Early Life
Born in Seattle, Washington, to Roy Winfield McCarthy and his wife, the former Therese Preston, McCarthy was orphaned at the age of six when both her parents died in the great flu epidemic of 1918. She and her brothers, Kevin, Preston, and Sheridan were raised in very unhappy circumstances by her Catholic father's parents in Minneapolis, Minnesota, under the direct care of an uncle and aunt she remembered for harsh treatment and abuse.

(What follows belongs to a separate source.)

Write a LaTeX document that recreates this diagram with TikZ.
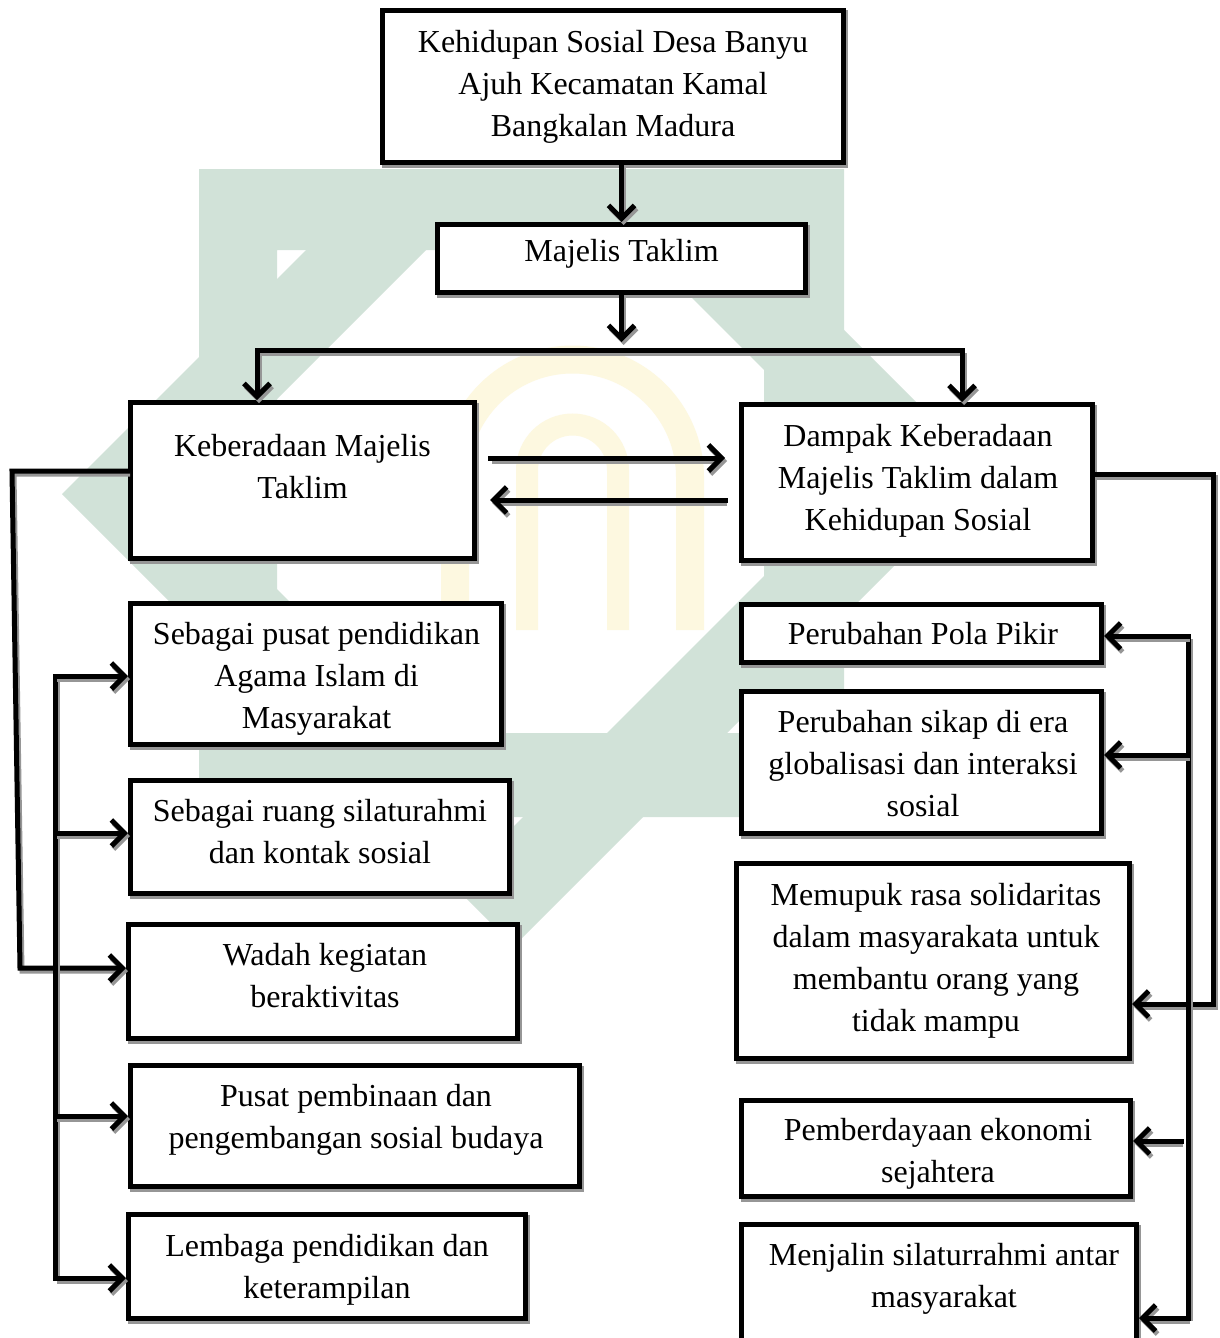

When the situation became intolerable, she was taken in by her maternal grandparents in Seattle. Her maternal grandmother, Augusta Morganstern, was Jewish, and her maternal grandfather, Harold Preston, was a prominent attorney and co-founder of the law firm Preston Gates & Ellis, and was a Presbyterian. (Her brothers were sent to boarding school.) McCarthy credited her grandfather, who helped draft one of the nation's first Workmen's Compensation Acts, with helping form her liberal views. McCarthy explores the complex events of her early life in Minneapolis and her coming of age in Seattle in her memoir, Memories of a Catholic Girlhood. Her brother, actor Kevin McCarthy, went on to star in such movies as Death of a Salesman (1951) and Invasion of the Body Snatchers (1956).
Under the guardianship of the Prestons, McCarthy studied at the Forest Ridge School of the Sacred Heart in Seattle, and went on to graduate from Vassar College in Poughkeepsie, New York, in 1933.